Here, the United States is calling for a three year moratorium on catching the bluefin tuna, which scientists say is on the verge of collapse.

Nearly a decade of free for all fishing has driven a relatively healthy population of highly fertile fish, which used to feed the Roman legions, down to a level where scientists say it is in a state comparable to the Newfoundland co in 1989 or the North Sea herring in the late 1970s.

This newspaper has documented the farce of the EU adopting a new 15-year stock "rebuilding" plan which only came into force two weeks before the end of the season in June, though the EU apparently signed up to it last year.

We have reported on the rampant illegal fishing by French, Spanish and Italian fleets, assisted by illegal spotter planes, in contravention of that plan and the continued use by the French fleet of drift nets, banned by the EU and internationally 15 years ago.

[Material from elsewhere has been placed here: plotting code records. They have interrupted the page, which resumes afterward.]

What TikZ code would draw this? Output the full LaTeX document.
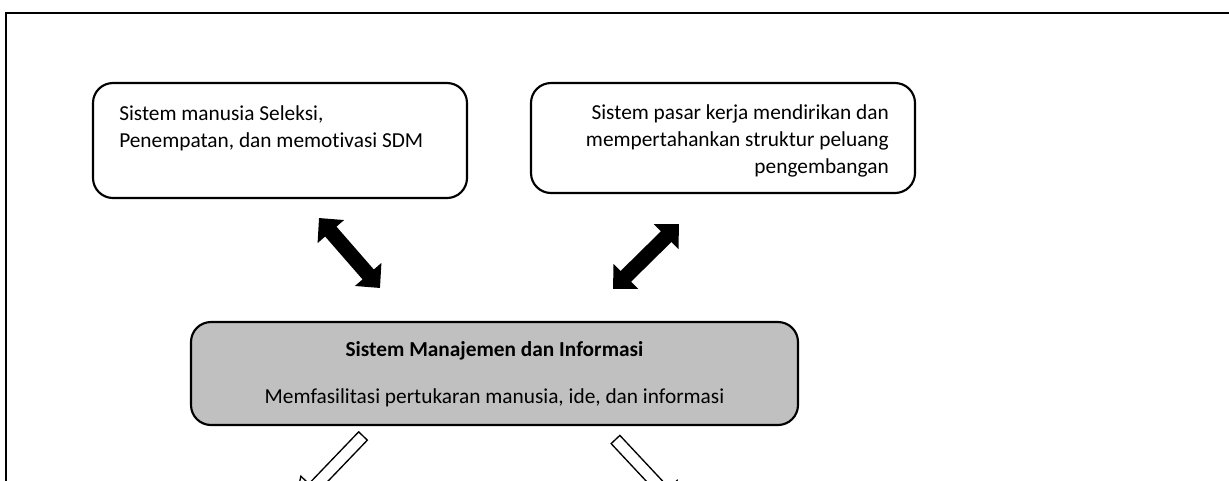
\documentclass[tikz,border=0pt]{standalone}
\usepackage{fontspec}
\setmainfont{Carlito}[Ligatures=NoCommon]
\usetikzlibrary{arrows.meta}
\definecolor{boxgray}{HTML}{C0C0C0}
\tikzset{
  roundbox/.style={draw=black, line width=1.6pt, rounded corners=15pt, inner sep=0pt},
  txt/.style={inner sep=0pt, font=\fontsize{16}{20.25}\selectfont},
  boldtxt/.style={inner sep=0pt, font=\fontsize{16}{18}\selectfont\bfseries},
  fatarrow/.style={line width=11.25pt, {Triangle[length=13.5pt,width=25.5pt]}-{Triangle[length=13.5pt,width=25.5pt]}},
  hollow/.style={draw=black, fill=white, line width=1pt, line join=miter}
}
\begin{document}
\begin{tikzpicture}[x=0.75pt,y=-0.75pt]
\useasboundingbox (0,0) rectangle (1229,480);
\clip (0,0) rectangle (1229,480);
\fill[white] (0,0) rectangle (1229,480);
% outer frame
\draw[line width=1.9pt] (6,520) -- (6,13) -- (1260,13);
% boxes
\node[roundbox, minimum width=374*0.75pt, minimum height=115*0.75pt] (b1) at (280,140.5) {};
\node[roundbox, minimum width=384*0.75pt, minimum height=110*0.75pt] (b2) at (723,138) {};
\node[roundbox, fill=boxgray, minimum width=607*0.75pt, minimum height=103*0.75pt] (c) at (494.5,373.5) {};
% texts
\node[txt, anchor=west, align=left] (t1) at (119,128.5) {Sistem manusia Seleksi,\\Penempatan, dan memotivasi SDM};
\node[txt, anchor=east, align=right] (t2) at (889,141) {Sistem pasar kerja mendirikan dan\\mempertahankan struktur peluang\\pengembangan};
\node[boldtxt] (c1) at (494.5,351) {Sistem Manajemen dan Informasi};
\node[txt] (c2) at (494.5,398) {Memfasilitasi pertukaran manusia, ide, dan informasi};
% black double arrows
\coordinate (a1) at (319,218);
\coordinate (a2) at (380,288);
\coordinate (a3) at (613,289);
\coordinate (a4) at (679,224);
\draw[fatarrow] (a1) -- (a2);
\draw[fatarrow] (a3) -- (a4);
% hollow arrows leaving the central box
\coordinate (h1) at (363,436);
\coordinate (h2) at (615.5,439.5);
\begin{scope}[shift={(h1)}, rotate=226.2]
\draw[hollow] (0,6) -- (72,6) -- (72,17) -- (100,0) -- (72,-17) -- (72,-6) -- (0,-6) -- cycle;
\end{scope}
\begin{scope}[shift={(h2)}, rotate=-46.9]
\draw[hollow] (0,6) -- (72,6) -- (72,17) -- (100,0) -- (72,-17) -- (72,-6) -- (0,-6) -- cycle;
\end{scope}
\end{tikzpicture}
\end{document}
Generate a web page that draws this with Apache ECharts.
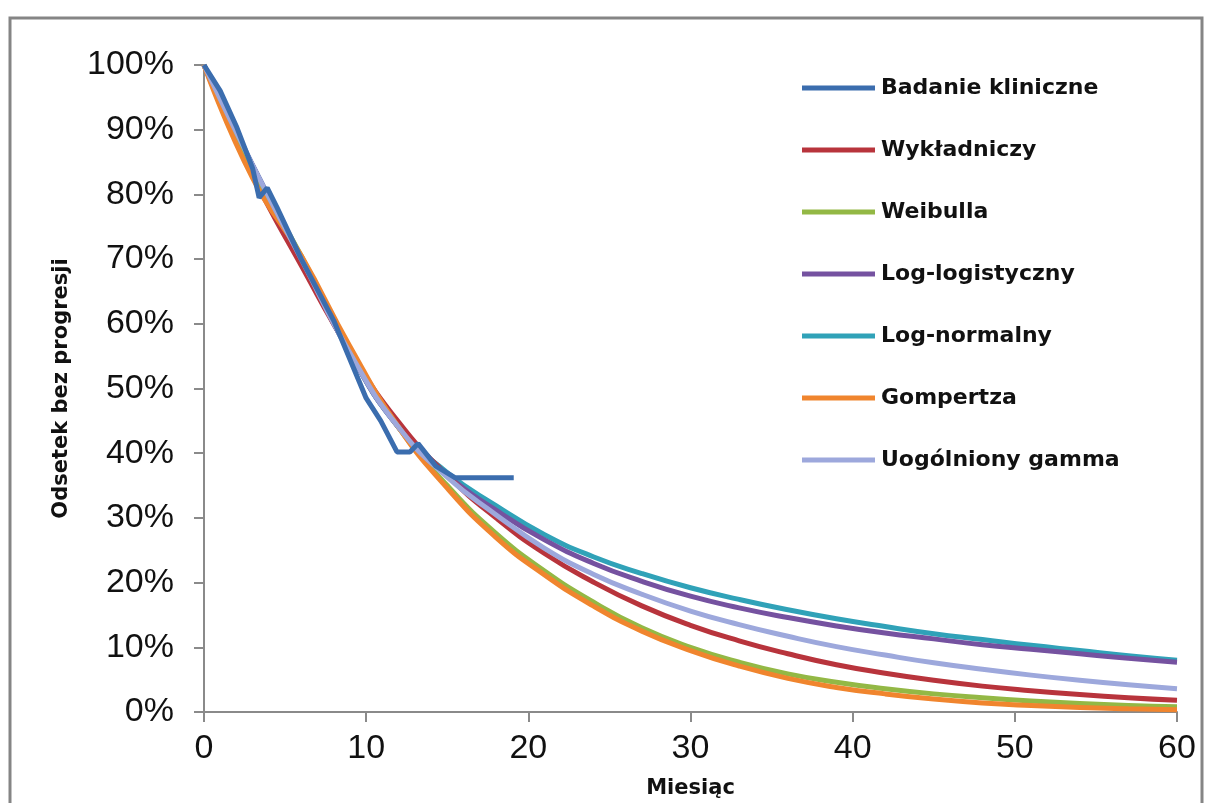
<!DOCTYPE html>
<html>
<head>
<meta charset="utf-8">
<style>
  html, body { margin: 0; padding: 0; background: #fff; }
  #chart { width: 1206px; height: 803px; }
</style>
<script src="https://cdn.jsdelivr.net/npm/echarts@6/dist/echarts.min.js"></script>
</head>
<body>
<div id="chart"></div>
<script>
// miesiące dla krzywych modelowych (co 3 mies.)
var months = [0, 3, 6, 9, 12, 15, 18, 21, 24, 27, 30, 33, 36, 39, 42, 45, 48, 51, 54, 57, 60];

var wykladniczy = [100, 83, 69, 55.8, 44.8, 36.6, 30, 24.5, 20.1, 16.4, 13.4, 11, 9, 7.3, 6, 4.9, 4, 3.3, 2.7, 2.2, 1.8];
var weibulla    = [100, 84, 70.5, 56, 44, 35, 27.6, 21.8, 17, 13, 10, 7.7, 5.9, 4.6, 3.6, 2.8, 2.2, 1.7, 1.3, 1.0, 0.8];
var logLogist   = [100, 84.5, 70, 55.5, 44, 36.6, 31.2, 26.6, 23, 20.2, 17.9, 16.1, 14.6, 13.3, 12.2, 11.3, 10.4, 9.7, 9, 8.3, 7.7];
var logNormal   = [100, 84.5, 70, 55.5, 44, 37, 31.9, 27.4, 24, 21.4, 19.2, 17.4, 15.8, 14.4, 13.2, 12.1, 11.2, 10.3, 9.5, 8.7, 8];
var gompertz    = [100, 82.5, 70.5, 56.5, 44, 34.6, 27, 21.2, 16.4, 12.5, 9.5, 7.1, 5.2, 3.8, 2.8, 2.0, 1.4, 1.0, 0.7, 0.5, 0.35];
var gamma       = [100, 84.5, 70, 55.5, 44, 36.3, 30.5, 25.3, 21.3, 18.2, 15.6, 13.5, 11.7, 10.1, 8.8, 7.6, 6.6, 5.7, 4.9, 4.2, 3.6];

// dane z badania klinicznego
var clinMonths = [0, 1, 2, 3, 3.4, 3.9, 4.5, 6, 8, 10, 10.9, 11.9, 12.7, 13.2, 14.3, 15.5, 19.1];
var clinValues = [100, 96, 90.5, 84, 79.5, 81, 78, 70, 60.5, 48.5, 45, 40.2, 40.2, 41.5, 38, 36.2, 36.2];

var seriesNames = ['Badanie kliniczne', 'Wykładniczy', 'Weibulla', 'Log-logistyczny', 'Log-normalny', 'Gompertza', 'Uogólniony gamma'];
var seriesColors = ['#3B6DAE', '#B8343C', '#93B845', '#7552A0', '#30A2B8', '#F0852E', '#9DA8DC'];

function pairs(xs, ys) {
    return xs.map(function (x, i) { return [x, ys[i]]; });
}

var modelData = [wykladniczy, weibulla, logLogist, logNormal, gompertz, gamma];
var series = [];
// kolejność rysowania: modele pod spodem, badanie na wierzchu
var drawOrder = [3, 2, 0, 1, 4, 5];
drawOrder.forEach(function (k) {
    series.push({
        name: seriesNames[k + 1],
        type: 'line',
        smooth: true,
        showSymbol: false,
        data: pairs(months, modelData[k]),
        lineStyle: { width: 5, color: seriesColors[k + 1] },
        itemStyle: { color: seriesColors[k + 1] },
        z: 2
    });
});
series.push({
    name: seriesNames[0],
    type: 'line',
    showSymbol: false,
    data: pairs(clinMonths, clinValues),
    lineStyle: { width: 5, color: seriesColors[0] },
    itemStyle: { color: seriesColors[0] },
    z: 3
});

var chart = echarts.init(document.getElementById('chart'));
chart.setOption({
    animation: false,
    backgroundColor: '#fff',
    graphic: [{
        type: 'rect',
        shape: { x: 10, y: 18, width: 1192, height: 800 },
        style: { fill: 'none', stroke: '#858585', lineWidth: 3 },
        z: -1
    }],
    grid: { left: 204, right: 29, top: 65, bottom: 91, outerBoundsMode: 'none' },
    legend: {
        orient: 'vertical',
        left: 797,
        top: 71,
        data: seriesNames,
        icon: 'rect',
        itemWidth: 73,
        itemHeight: 5,
        itemGap: 38,
        textStyle: {
            fontFamily: 'DejaVu Sans',
            fontWeight: 'bold',
            fontSize: 22,
            color: '#111',
            lineHeight: 24,
            padding: [0, 0, 0, 1]
        }
    },
    xAxis: {
        type: 'value',
        min: 0,
        max: 60,
        interval: 10,
        name: 'Miesiąc',
        nameLocation: 'middle',
        nameGap: 66,
        nameTextStyle: { fontFamily: 'DejaVu Sans', fontWeight: 'bold', fontSize: 21, color: '#111' },
        axisLine: { lineStyle: { color: '#8a8a8a', width: 2 } },
        axisTick: { show: true, length: 10, lineStyle: { color: '#8a8a8a', width: 2 } },
        axisLabel: { fontFamily: 'Liberation Sans', fontSize: 34, color: '#111', margin: 20 },
        splitLine: { show: false }
    },
    yAxis: {
        type: 'value',
        min: 0,
        max: 100,
        interval: 10,
        name: 'Odsetek bez progresji',
        nameLocation: 'middle',
        nameGap: 132,
        nameTextStyle: { fontFamily: 'DejaVu Sans', fontWeight: 'bold', fontSize: 21, color: '#111' },
        axisLine: { show: true, lineStyle: { color: '#8a8a8a', width: 2 } },
        axisTick: { show: true, length: 10, lineStyle: { color: '#8a8a8a', width: 2 } },
        axisLabel: { fontFamily: 'Liberation Sans', fontSize: 34, color: '#111', margin: 30, formatter: '{value}%' },
        splitLine: { show: false }
    },
    series: series
});
</script>
</body>
</html>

The EU hoped to come here and argue, at this annual meeting of the International Commission for the Conservation of Atlantic Tunas, that the rebuilding plan, which grants fishermen the right to take 29,500 tons of fish a year - twice the 15,000 tons that scientists say is the ceiling for the recovery of the species - should continue for another year, without being reviewed. More than 50,000 tons was caught every year for the past five years.

America, Mexico, Turkey and Canada think that the gold rush on this endangered species should be banned, at least for three years, so the enforcement so lacking in the Mediterranean should be put in place.

The EU to its shame does not think so. Even Japan, the market for about 90 per cent of the tuna, is now worried and says that Mediterranean countries should halve the amount of tuna fattened in cages known erroneously as "farms."

Bill Hogarth, the chairman of ICCAT and of the United States fisheries service, told me - as I interviewed him for a film about what is going on in the world‘s oceans - "Nobody wants to deal with it. With the EU‘s experience of the collapse of the cod and other species I have a real problem with them not understanding that the bluefin is collapsing."

America is unlikely to get its way this week. Instead we will get a fudge which will not solve the problem. When all the barbs are directed at the United States next month over its likely failure to move quickly over global warming, just remember that it was the greenest nation this month when it came to dealing with a different tragedy of the commons.